I don’t just see this dynamic online. I’ve seen it through my work as a physician and mental health advocate. I’ve also lived its consequences.
When I was five years old, my father disappeared from my life. I remember begging him, just days before his flight to Togo, West Africa, to stay. I knew I didn’t want him to go.
That was the last time I saw him for fifteen years.
When I was older, I learned the truth: my father had an affair and had a child with another woman.
Years later, when I was 20, I finally saw my father again. I asked him a simple question: what do you think you did to contribute to what happened?
He deflected. Avoided. Dismissed. And when I finally mentioned what I knew about his infidelity, he exploded. My father showed no accountability, no reflection, no willingness to grow. And without that, there was no foundation for trust, healing, or relationship.
We drifted apart again.
To this day, I’m left wondering what our relationship could have been if he had chosen a different path—if he had sought therapy, accountability, or even a basic willingness to examine his own pain.
That personal story is not separate from what we’re seeing play out publicly—it’s part of the same pattern.
In 2023, U.S. Surgeon General Vivek Murthy declared loneliness and social isolation a public health epidemic, with health risks comparable to smoking 16 cigarettes a day. Research shows that while both men and women experience loneliness, men—particularly younger men—are increasingly isolated and disconnected. This epidemic is not limited to a single race or community.
Data backs this up. Men are more likely to report having no close friends or meaningful community ties. Yet they are also less likely to seek therapy, engage in mental health care, or even recognize emotional wounds that need attention. Black men are almost half as likely to seek therapy than their white counterparts. This gap leaves many men turning instead to online spaces—the “manosphere”—where pain is often redirected into resentment, blame, and hostility rather than growth.
At the same time, women are asking a difficult question: if someone like Megan Thee Stallion—successful, talented, supportive—can still be cheated on and publicly degraded, what does that say about the value placed on women in relationships?
Some women are choosing to opt out entirely.
The result is what we’re witnessing now: a widening gap between men and women, fueled by unaddressed trauma, emotional illiteracy, and cultural reinforcement of harmful behaviors.
But this isn’t inevitable.
There is a way out of these gender wars.
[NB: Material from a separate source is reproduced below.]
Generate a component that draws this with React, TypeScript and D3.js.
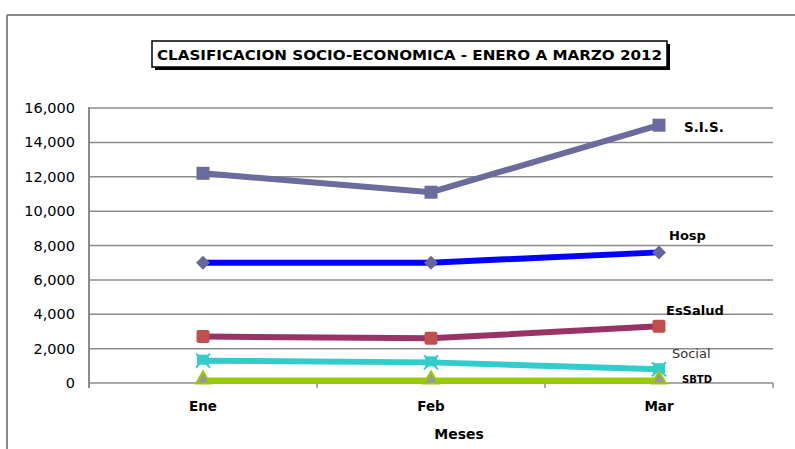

And it doesn’t start with women lowering their standards or tolerating harm. It starts with men doing the work—together.
It looks like men encouraging each other to seek therapy, to build emotional intelligence, to take accountability for their actions, and to heal from the pain they carry instead of projecting it outward. It looks like redefining strength—not as dominance or detachment, but as self-awareness, responsibility, and growth.
Because without that shift, the cycle continues.
And more sons grow up asking why their fathers left.
More daughters grow up questioning their worth.
More relationships collapse under the weight of unspoken wounds.
I’ve seen where that road leads.
The question is whether we’re ready to choose a different one.